The project tries to get its arms around central contradictions of our historical moment: the coincidence of triumphant technology and human-engineered ecological crisis; how our probing of nature’s secrets confirms the cosmic insignificance of our vaunted progress; our frustrated drive — the root of much sadism and violence — to account morally or theologically for our own existence.
The curators try to link this vision, whose emotional key is mingled awe and dread — de-divinized in late 18th century aesthetic theory as “the sublime” — with threads in contemporary art, entwining them around themes of space, time and beauty.
Klea McKenna’s coolly lyrical black-and-white photograms of fallen rain similarly connect intensity of observation with openness to the beauty of phenomena, including the photochemical phenomena of her image-making.
Light rephotographed declassified Defense Department archive images of aboveground nuclear weapons tests: pictures of human technology’s most perverse bid — so far — to marshal the destructive power of nature.
With the projected videos of David Crooks and Masood Kamandy, the frame of reference narrows from the ecological and apocalyptic to the social and mundane.
Crooks offers a long street-level tracking shot, his camera sighting down numerous alleys and other urban passageways, his editing having collapsed the enclosing architecture into razor-thin facades that occlude passersby, making them appear and disappear, phantom-like.
Kamandy’s low-flying aerial imagery, projected downward onto a white floor-level platform, describes sprawling suburban Southern California neighborhoods, dimmed digitally, except for the many swimming pools among them, which glow like phosphorescent amoebas.

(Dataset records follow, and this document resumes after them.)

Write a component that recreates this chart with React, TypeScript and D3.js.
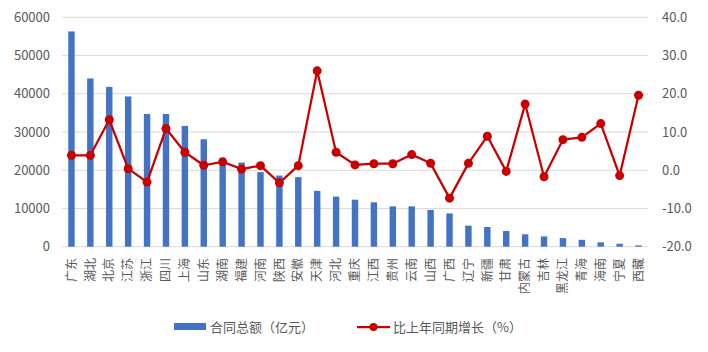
import * as d3 from 'd3'

const provinces = ['广东', '湖北', '北京', '江苏', '浙江', '四川', '上海', '山东', '湖南', '福建', '河南', '陕西', '安徽', '天津', '河北', '重庆', '江西', '贵州', '云南', '山西', '广西', '辽宁', '新疆', '甘肃', '内蒙古', '吉林', '黑龙江', '青海', '海南', '宁夏', '西藏']
const contractTotal = [56300, 44000, 41800, 39300, 34700, 34700, 31600, 28100, 23200, 22000, 19500, 18600, 18200, 14600, 13100, 12300, 11600, 10550, 10550, 9600, 8700, 5500, 5150, 4100, 3250, 2700, 2250, 1800, 1150, 780, 350]
const growthPct = [3.9, 3.9, 13.2, 0.4, -3.1, 10.9, 4.7, 1.3, 2.2, 0.3, 1.2, -3.3, 1.2, 26.0, 4.7, 1.4, 1.7, 1.7, 4.1, 1.8, -7.3, 1.8, 8.9, -0.3, 17.3, -1.7, 8.0, 8.6, 12.2, -1.4, 19.6]
const leftTicks = [0, 10000, 20000, 30000, 40000, 50000, 60000]
const rightTicks = [-20, -10, 0, 10, 20, 30, 40]
const barLabel = '合同总额（亿元）'
const lineLabel = '比上年同期增长（%）'

const W = 708
const H = 352
const FONT = '"Noto Sans CJK SC", "Noto Sans", sans-serif'
const BLUE = '#4472c4'
const RED = '#c80000'
const GRAY = '#595959'

export default function App() {
  const x = d3.scaleBand<string>().domain(provinces).range([62, 648]).paddingInner(0.66).paddingOuter(0.33)
  const yL = d3.scaleLinear().domain([0, 60000]).range([246.7, 17.3])
  const yR = d3.scaleLinear().domain([-20, 40]).range([246.7, 17.3])

  const pts = provinces.map((p, i) => ({ p, v: growthPct[i] }))
  const cx = (p: string) => (x(p) ?? 0) + x.bandwidth() / 2
  const line = d3.line<{ p: string; v: number }>()
    .x((d) => cx(d.p))
    .y((d) => yR(d.v))

  return (
    <svg width={W} height={H} style={{ position: 'absolute', left: 0, top: 0, background: '#fff' }} fontFamily={FONT}>
      {leftTicks.map((t) => (
        <line key={t} x1={62} x2={648} y1={yL(t)} y2={yL(t)} stroke="#d9d9d9" strokeWidth={1} />
      ))}
      {leftTicks.map((t) => (
        <text key={t} x={50} y={yL(t)} dy="0.35em" textAnchor="end" fontSize={13} fill={GRAY}>{t}</text>
      ))}
      {rightTicks.map((t) => (
        <text key={t} x={662} y={yR(t)} dy="0.35em" textAnchor="start" fontSize={13} fill={GRAY}>{t.toFixed(1)}</text>
      ))}
      {provinces.map((p, i) => (
        <rect key={p} x={x(p)} y={yL(contractTotal[i])} width={x.bandwidth()} height={yL(0) - yL(contractTotal[i])} fill={BLUE} />
      ))}
      <path d={line(pts) ?? ''} fill="none" stroke={RED} strokeWidth={2.25} strokeLinejoin="round" />
      {pts.map((d) => (
        <circle key={d.p} cx={cx(d.p)} cy={yR(d.v)} r={4.5} fill={RED} />
      ))}
      {provinces.map((p) => (
        <text key={p} transform={`translate(${cx(p)},${258}) rotate(-90)`}
          textAnchor="end" dy="0.35em" fontSize={12} fill={GRAY}>{p}</text>
      ))}
      <rect x={174} y={323} width={32} height={7} fill={BLUE} />
      <text x={210} y={327} dy="0.35em" fontSize={13} fill={GRAY}>{barLabel}</text>
      <line x1={357} x2={390} y1={327} y2={327} stroke={RED} strokeWidth={2.25} />
      <circle cx={373.5} cy={327} r={4} fill={RED} />
      <text x={393} y={327} dy="0.35em" fontSize={13} fill={GRAY}>{lineLabel}</text>
    </svg>
  )
}
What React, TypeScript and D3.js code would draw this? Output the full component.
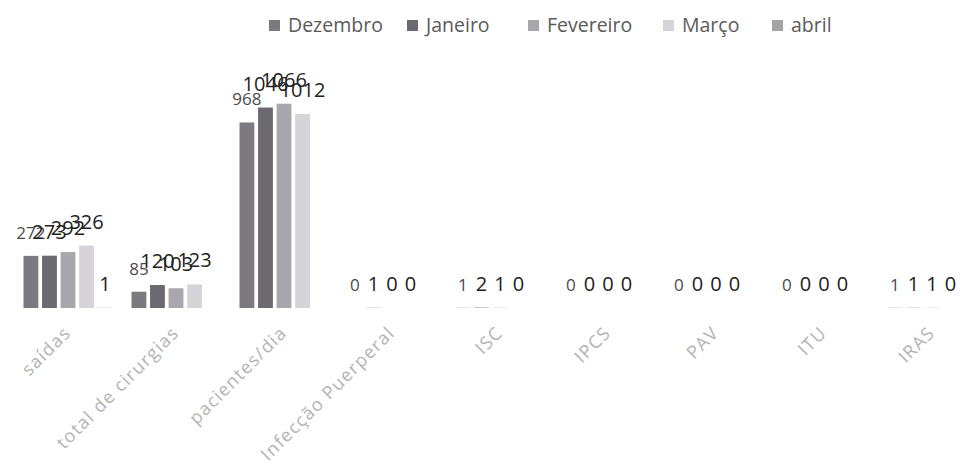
import { scaleBand, scaleLinear } from "d3";

const categories = [
  "saídas",
  "total de cirurgias",
  "pacientes/dia",
  "Infecção Puerperal",
  "ISC",
  "IPCS",
  "PAV",
  "ITU",
  "IRAS"
];

const seriesNames = ["Dezembro", "Janeiro", "Fevereiro", "Março", "abril"];

const dezembro = [272, 85, 968, 0, 1, 0, 0, 0, 1];
const janeiro = [273, 120, 1046, 1, 2, 0, 0, 0, 1];
const fevereiro = [292, 103, 1066, 0, 1, 0, 0, 0, 1];
const marco = [326, 123, 1012, 0, 0, 0, 0, 0, 0];
const abril = [1, null, null, null, null, null, null, null, null];

const seriesValues = [dezembro, janeiro, fevereiro, marco, abril];
const seriesColors = ["#7c7a80", "#6c6970", "#aaa6ae", "#d6d4d9", "#a3a2a6"];

const legendTextX = [288, 426, 547, 682, 791];

const width = 962;
const height = 469;

export default function App() {
  const x0 = scaleBand<string>()
    .domain(categories)
    .range([14, 986])
    .paddingInner(0.176)
    .paddingOuter(0.088);
  const x1 = scaleBand<string>()
    .domain(seriesNames)
    .range([0, x0.bandwidth()])
    .paddingInner(0.2);
  const y = scaleLinear().domain([0, 1200]).range([308, 78]);

  return (
    <svg
      width={width}
      height={height}
      style={{ position: "absolute", left: 0, top: 0, background: "#fff" }}
      fontFamily="'Open Sans', sans-serif"
    >
      <g>
        {seriesNames.map((name, i) => (
          <g key={name} transform={`translate(${legendTextX[i]},0)`}>
            <rect x={-19} y={20} width={11} height={11} fill={seriesColors[i]} />
            <text x={0} y={32} fontSize={19.5} fill="#5a5a5a">
              {name}
            </text>
          </g>
        ))}
      </g>
      {categories.map((cat, ci) => (
        <g key={cat} transform={`translate(${x0(cat)},0)`}>
          {seriesNames.map((name, si) => {
            const v = seriesValues[si][ci];
            if (v === null) return null;
            const bx = x1(name) ?? 0;
            return (
              <g key={name}>
                <rect
                  x={bx}
                  y={y(v)}
                  width={x1.bandwidth()}
                  height={y(0) - y(v)}
                  fill={seriesColors[si]}
                />
                <text
                  x={bx + x1.bandwidth() / 2}
                  y={y(v) - 17}
                  textAnchor="middle"
                  fontSize={si === 0 ? 17 : 20}
                  fill={si === 0 ? "#4a4a4a" : "#222"}
                >
                  {v}
                </text>
              </g>
            );
          })}
        </g>
      ))}
      {categories.map((cat) => {
        const cx = (x0(cat) ?? 0) + x0.bandwidth() / 2 + 4;
        return (
          <text
            key={cat}
            transform={`translate(${cx},334) rotate(-45)`}
            textAnchor="end"
            fontSize={18}
            letterSpacing={1.3}
            fill="#b3b3b3"
          >
            {cat}
          </text>
        );
      })}
    </svg>
  );
}
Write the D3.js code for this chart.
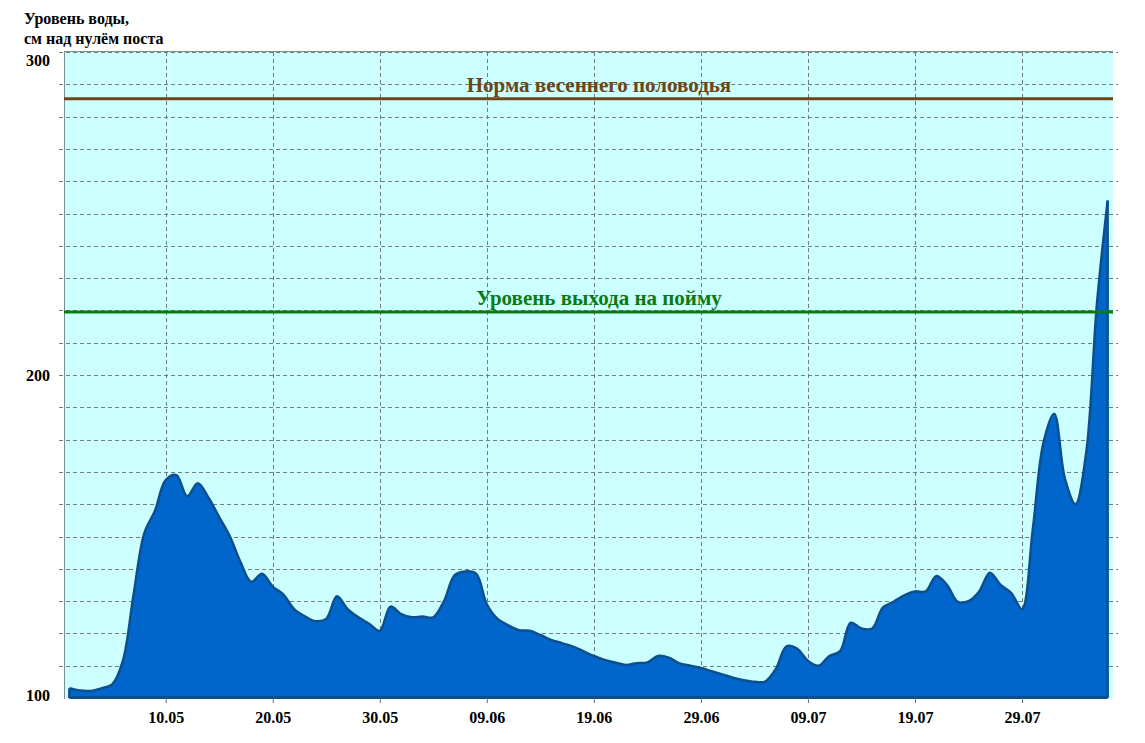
<!DOCTYPE html>
<html><head><meta charset="utf-8">
<script src="https://cdn.jsdelivr.net/npm/d3@7"></script>
<style>html,body{margin:0;padding:0;background:#fff;}svg{display:block;font-family:"Liberation Serif","Times New Roman",serif;}</style>
</head><body>
<svg id="chart" width="1145" height="743"></svg>
<script>
// Daily water level, 01.05 .. 06.08 (index 0 = 01.05)
const levels = [
  103, 102.3, 102.2, 103, 104.2, 111.5, 132, 151, 158, 167.5,
  169, 162.5, 166.5, 162, 156, 150, 142, 136, 138.5, 134.5,
  132, 127.5, 125.3, 123.8, 124.5, 131.5, 127.5, 125, 123, 120.8,
  128.3, 126, 125, 125.2, 125, 130, 138, 139.2, 138.5, 129,
  124.5, 122.5, 121, 120.8, 119.5, 118, 117, 116, 114.5, 113,
  111.8, 111, 110.2, 110.8, 111, 113, 112.5, 110.7, 110, 109.3,
  108.3, 107.3, 106.3, 105.5, 105, 105.1, 109, 116, 115.2, 111.5,
  110, 113, 114.5, 123.3, 121.5, 121.5, 128, 129.8, 131.8, 133,
  133, 137.8, 135, 129.8, 130, 133, 138.8, 135, 132.5, 127.5,
  152, 179, 188, 168, 160, 176, 222, 254
];
const xTickIdx = [9, 19, 29, 39, 49, 59, 69, 79, 89];
const xTickLabels = ["10.05", "20.05", "30.05", "09.06", "19.06", "29.06", "09.07", "19.07", "29.07"];
const yTicks = [100, 200, 300];
const yGridStep = 10;
const refLevels = [285.5, 219.5];
const refLabels = ["Норма весеннего половодья", "Уровень выхода на пойму"];
const refColors = ["#6e4514", "#0b7a12"];
const titleLines = ["Уровень воды,", "см над нулём поста"];

const svg = d3.select("#chart");
const L = 64, R = 1113, T = 52, B = 698;
const x = d3.scaleLinear().domain([-0.5, levels.length - 0.5]).range([L, R]);
const y = d3.scaleLinear().domain([100, 300]).range([B, T]);

// background
svg.append("rect").attr("x", L).attr("y", T - 1).attr("width", R - L).attr("height", B - T + 1).attr("fill", "#ccffff");

// horizontal dashed grid
const gridVals = d3.range(100 + yGridStep, 300 + 0.1, yGridStep);
svg.append("g").selectAll("line").data(gridVals).join("line")
  .attr("x1", L - 5).attr("x2", R + 5)
  .attr("y1", d => Math.round(y(d)) + 0.5).attr("y2", d => Math.round(y(d)) + 0.5)
  .attr("stroke", "#6f7f7f").attr("stroke-width", 1).attr("stroke-dasharray", "4,3");

// vertical dashed grid
svg.append("g").selectAll("line").data(xTickIdx).join("line")
  .attr("x1", d => Math.round(x(d)) + 0.5).attr("x2", d => Math.round(x(d)) + 0.5)
  .attr("y1", T).attr("y2", B)
  .attr("stroke", "#6f7f7f").attr("stroke-width", 1).attr("stroke-dasharray", "4,3");

// area
const curve = d3.curveCatmullRom.alpha(0.5);
const area = d3.area().x((d, i) => x(i)).y0(y(100)).y1(d => y(d)).curve(curve);
const line = d3.line().x((d, i) => x(i)).y(d => y(d)).curve(curve);
svg.append("path").datum(levels).attr("d", area).attr("fill", "#0066cc");
svg.append("path").datum(levels).attr("d", line).attr("fill", "none").attr("stroke", "#0d4f8e").attr("stroke-width", 2.5);
// left/right edges and baseline of area
svg.append("line").attr("x1", x(0)).attr("x2", x(0)).attr("y1", y(levels[0])).attr("y2", B).attr("stroke", "#0d4f8e").attr("stroke-width", 2.5);
svg.append("line").attr("x1", x(levels.length - 1)).attr("x2", x(levels.length - 1)).attr("y1", y(levels[levels.length - 1])).attr("y2", B).attr("stroke", "#0d4f8e").attr("stroke-width", 2.5);
svg.append("line").attr("x1", x(0)).attr("x2", x(levels.length - 1)).attr("y1", B - 0.5).attr("y2", B - 0.5).attr("stroke", "#0a4f8c").attr("stroke-width", 3);

// axes frame
svg.append("line").attr("x1", L + 0.5).attr("x2", L + 0.5).attr("y1", T - 1).attr("y2", B + 1).attr("stroke", "#7f8f8f").attr("stroke-width", 1);
svg.append("line").attr("x1", L).attr("x2", R).attr("y1", T - 0.5).attr("y2", T - 0.5).attr("stroke", "#7f8f8f").attr("stroke-width", 1);

// x ticks
const xAxis = d3.axisBottom(x).tickValues(xTickIdx).tickFormat((d, i) => xTickLabels[i]).tickSize(5).tickPadding(9);
const gx = svg.append("g").attr("transform", `translate(0,${B})`).call(xAxis);
gx.select(".domain").remove();
gx.selectAll(".tick line").attr("stroke", "#707070");
gx.selectAll("text").attr("font-family", "Liberation Serif").attr("font-weight", "bold").attr("font-size", 16).attr("fill", "#000");

// y labels (kept inside the plot's vertical extent)
const yAxis = d3.axisLeft(y).tickValues(yTicks).tickSize(0).tickPadding(14);
const gy = svg.append("g").attr("transform", `translate(${L},0)`).call(yAxis);
gy.select(".domain").remove();
gy.selectAll(".tick").attr("transform", d => `translate(0,${Math.max(T + 8, Math.min(B - 3, y(d)))})`);
gy.selectAll("text").attr("font-family", "Liberation Serif").attr("font-weight", "bold").attr("font-size", 16).attr("fill", "#000").attr("dy", "0.35em");

// reference lines
refLevels.forEach((v, i) => {
  svg.append("line").attr("x1", L).attr("x2", R).attr("y1", y(v)).attr("y2", y(v)).attr("stroke", refColors[i]).attr("stroke-width", 3);
  svg.append("text").attr("x", 599).attr("y", y(v) - 7).attr("text-anchor", "middle")
    .attr("font-family", "Liberation Serif").attr("font-weight", "bold").attr("font-size", 21)
    .attr("fill", refColors[i]).text(refLabels[i]);
});

// title
titleLines.forEach((t, i) => {
  svg.append("text").attr("x", 24).attr("y", 24 + i * 20).attr("font-family", "Liberation Serif").attr("font-weight", "bold").attr("font-size", 16).attr("fill", "#000").text(t);
});
</script>
</body></html>
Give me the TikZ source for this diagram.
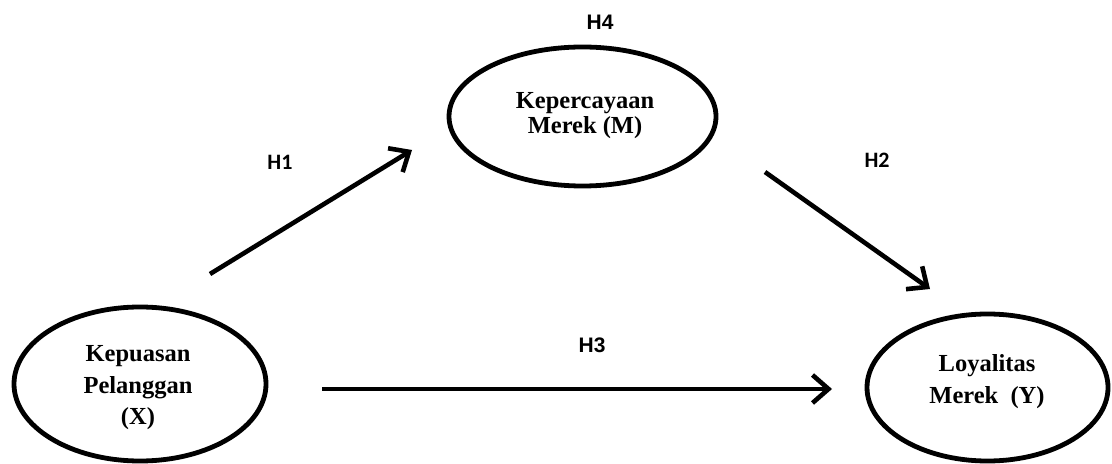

Static art objects sit at a disadvantage among the spellbinding video works, but 80 paintings by Peter Dreher, from a series ongoing for more than 40 years, stand out by the demands they make on viewers’ attention.
Each 8-by-10-inch canvas depicts the same empty drinking glass from the same vantage point, variations arising only from the changing lights of different times of day and seasons and from nuances of color and touch that Dreher needs to render them.